Insights

First-Party Data Activation: Turning Q4 Signals into Q1 Revenue

First-Party Data Activation: Turning Q4 Signals into Q1 Revenue

Q4 is intense. Campaigns are live, customers are active, and intent is easy to spot. By the time Q1 starts, most retail teams already know what worked. The opportunity there is not insight, it is whether that insight can be acted on fast enough to still matter.

We routinely see marketing teams with strong data foundations and clear commercial goals. What often holds them back is not decision-making, but momentum. Insights have to travel too far before they can turn into action. 

This article looks at why speed breaks down inside marketing teams and what changes when activation is designed as a repeatable part of how marketing works.

Speed is an operating choice

The result is familiar. It usually looks like a combination (or all) of the following:

  1. Campaigns launch later than planned.
  2. Personalisation feels reactive instead of timely.
  3. Customer intent cools before being activated.

Speed does not break down because teams hesitate. It breaks down because activation was never designed as a repeatable operating model. 

Most delays are not caused by missing data or unclear performance, but by how marketing operations are set up.

Insights move from report to meeting to approval to execution. Each step adds safety, but also extra time. 

In practice, activation breaks down when no one is clearly accountable for turning a signal into a decision.

Teams wait for alignment that adds no new information. Rules are re-discussed instead of applied. Campaigns slow down not because the insight is unclear, but because the path from insight to action was never agreed upfront.

Dashboards are valuable for understanding performance. They are far less effective when the goal is reducing time-to-market.

Dashboards require interpretation, discussion, and agreement. Signals are different. They indicate intent or opportunity and are designed to trigger action with minimal debate.

Teams only move faster once there is a shared definition of performance that no longer needs to be reinterpreted every time a decision is made.

Why Q4 signals matter for Q1 revenue

Q4 generates some of the strongest first-party signals of the next year. Customers who showed clear intent, returning buyers whose behaviour changed, and in-store patterns that reveal timing and buying preferences across channels.

When these signals are carried forward into Q1, they shape smarter activation. When they stay locked in dashboards as metrics, their value fades. The difference is rarely data quality, it is whether the organisation is designed to act on what it already knows. 

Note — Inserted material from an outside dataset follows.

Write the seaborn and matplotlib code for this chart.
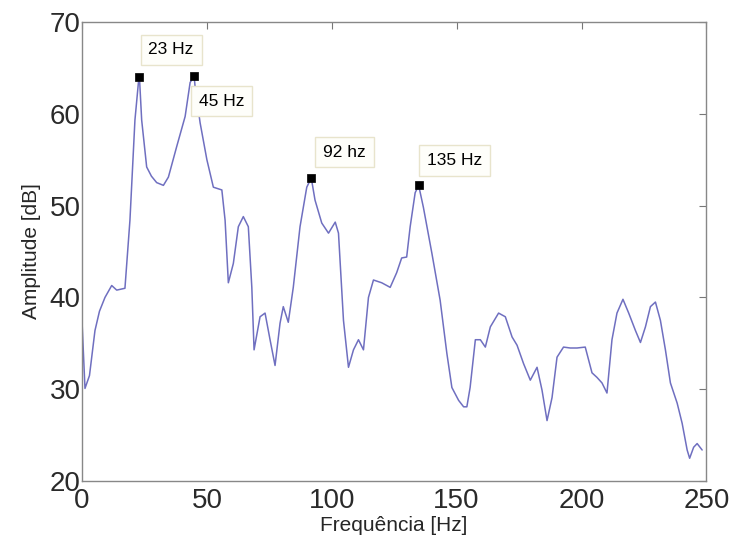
#!/usr/bin/env python3
"""
Spectrum plot (amplitude vs frequency) with peak data tips, MATLAB look.
"""

import pandas as pd
import matplotlib
matplotlib.use("Agg")
import matplotlib.pyplot as plt
import seaborn as sns

# Curve
freq_hz = [0.0, 1.2, 3.0, 5.2, 7.0, 9.2, 11.9, 13.9, 17.2, 19.2, 21.2, 22.6, 23.0,
           23.9, 25.9, 27.8, 29.9, 32.6, 34.6, 37.9, 41.3, 43.3, 44.9, 45.3, 47.3,
           50.0, 52.6, 56.0, 57.3, 58.6, 60.6, 62.6, 64.6, 66.6, 68.0, 68.9, 71.3,
           73.3, 75.3, 77.3, 79.3, 80.6, 82.6, 84.6, 87.3, 90.0, 91.8, 93.3, 96.0,
           98.7, 101.4, 102.7, 104.7, 106.7, 108.7, 110.7, 112.7, 114.7, 116.7,
           120.0, 123.4, 126.0, 128.0, 130.0, 131.4, 133.4, 134.8, 136.7, 140.1,
           143.4, 146.1, 148.1, 150.8, 152.8, 154.1, 155.4, 157.5, 159.5, 161.5,
           163.5, 166.8, 169.5, 172.2, 174.2, 176.8, 179.5, 182.2, 184.2, 186.2,
           188.2, 190.2, 192.8, 195.5, 198.2, 201.5, 204.2, 206.2, 208.2, 210.2,
           212.2, 214.2, 216.6, 218.9, 221.6, 223.6, 225.6, 227.6, 229.6, 231.6,
           233.6, 235.6, 238.3, 240.3, 242.3, 243.3, 244.9, 246.3, 248.3]
amplitude_db = [37.5, 30.1, 31.5, 36.4, 38.5, 40.0, 41.3, 40.8, 41.0, 48.4, 59.3, 63.4, 64.0,
                59.3, 54.2, 53.2, 52.5, 52.2, 53.1, 56.4, 59.7, 63.4, 64.1, 62.9, 59.0,
                55.0, 52.0, 51.7, 48.4, 41.6, 43.7, 47.7, 48.8, 47.7, 41.1, 34.3, 37.9,
                38.3, 35.4, 32.6, 37.2, 39.0, 37.3, 41.1, 47.7, 52.0, 53.0, 50.6, 48.1,
                47.0, 48.2, 47.0, 37.5, 32.4, 34.3, 35.4, 34.3, 40.0, 41.9,
                41.6, 41.1, 42.7, 44.3, 44.4, 47.7, 51.4, 52.2, 49.8, 44.8,
                39.7, 33.9, 30.2, 28.8, 28.1, 28.1, 30.2, 35.4, 35.4, 34.6,
                36.8, 38.3, 37.9, 35.7, 34.8, 32.8, 31.0, 32.4, 29.9, 26.6,
                29.1, 33.5, 34.6, 34.5, 34.5, 34.6, 31.8, 31.3, 30.7, 29.6,
                35.4, 38.3, 39.8, 38.3, 36.4, 35.1, 36.8, 39.0, 39.5, 37.5,
                34.3, 30.7, 28.5, 26.3, 23.4, 22.5, 23.7, 24.1, 23.4]

# Peak data tips
peak_freq = [23.0, 44.9, 91.8, 134.8]
peak_amp = [64.0, 64.1, 53.0, 52.2]
peak_labels = ["23 Hz", "45 Hz", "92 hz", "135 Hz"]
label_offsets = [(9, 27), (5, -25), (12, 26), (8, 25)]  # pixels from the marker

x_ticks = [0, 50, 100, 150, 200, 250]
y_ticks = [20, 30, 40, 50, 60, 70]


def main():
    sns.set_style("white")
    plt.rcParams["font.family"] = ["Liberation Sans", "DejaVu Sans"]

    df = pd.DataFrame({"Frequência [Hz]": freq_hz, "Amplitude [dB]": amplitude_db})
    peaks = pd.DataFrame({"f": peak_freq, "a": peak_amp})

    fig = plt.figure(figsize=(7.32, 5.45), dpi=100)
    ax = fig.add_axes([0.112, 0.117, 0.853, 0.843])

    sns.lineplot(data=df, x="Frequência [Hz]", y="Amplitude [dB]", ax=ax,
                 color="#6f6fc0", linewidth=1.1, sort=False)
    sns.scatterplot(data=peaks, x="f", y="a", ax=ax, marker="s", s=40,
                    color="black", edgecolor="black", zorder=5)

    for f, a, lab, off in zip(peak_freq, peak_amp, peak_labels, label_offsets):
        ax.annotate(lab, xy=(f, a), xytext=off, textcoords="offset pixels",
                    fontsize=12.5, va="center", ha="left", color="black",
                    bbox=dict(boxstyle="square,pad=0.45", facecolor="#fefefa",
                              edgecolor="#e8e4cc", linewidth=1.0))

    ax.set_xlim(0, 250)
    ax.set_ylim(20, 70)
    ax.set_xticks(x_ticks)
    ax.set_yticks(y_ticks)
    ax.tick_params(direction="in", length=5, top=True, right=True,
                   labelsize=20, labelcolor="#2a2a2a", color="#777777", pad=1)
    ax.tick_params(axis="x", pad=5)
    for side in ax.spines.values():
        side.set_color("#888888")
        side.set_linewidth(1.0)

    ax.set_xlabel("Frequência [Hz]", fontsize=15, labelpad=1)
    ax.set_ylabel("Amplitude [dB]", fontsize=15, labelpad=6)

    fig.savefig("out.png", dpi=100)
    plt.close(fig)


if __name__ == "__main__":
    main()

Speed and control can coexist

Fast marketing does not mean uncontrolled marketing. When activation is designed intentionally, brand guidelines, legal rules, and commercial priorities are built in. 

Designing activation this way reduces debate and consensus-building. Not every signal is discussed. Not every campaign is perfect. The gain is speed that compounds over time.

Teams move faster because they do not need to re-decide the same constraints every time. Speed becomes predictable, personalisation stays on brand, and risk is reduced, not increased.

First-Party Data Activation: Turning Q4 Signals into Q1 Revenue

In practice, improving activation usually starts with aligning teams on a shared view of performance, and then explicitly designing how key customer signals move from insight into action. The focus is on reducing handovers, clarifying guardrails, and making activation part of day-to-day marketing, not a special project that requires re-approval each time. 

From insight to impact

Marketing advantage today does not come from knowing more than competitors, it comes from acting sooner, with clarity. Your customers already shared valuable signals in Q4. Q1 is where those signals either shape revenue or stay theoretical. 

Ask yourself one question going into Q1: How long does it take for a customer signal to become a live campaign?

If the answer is measured in weeks, the revenue gap is already baked in.

The real question is not whether your team has the right data. It is whether you have agreed in advance who is allowed to act on it, without another meeting.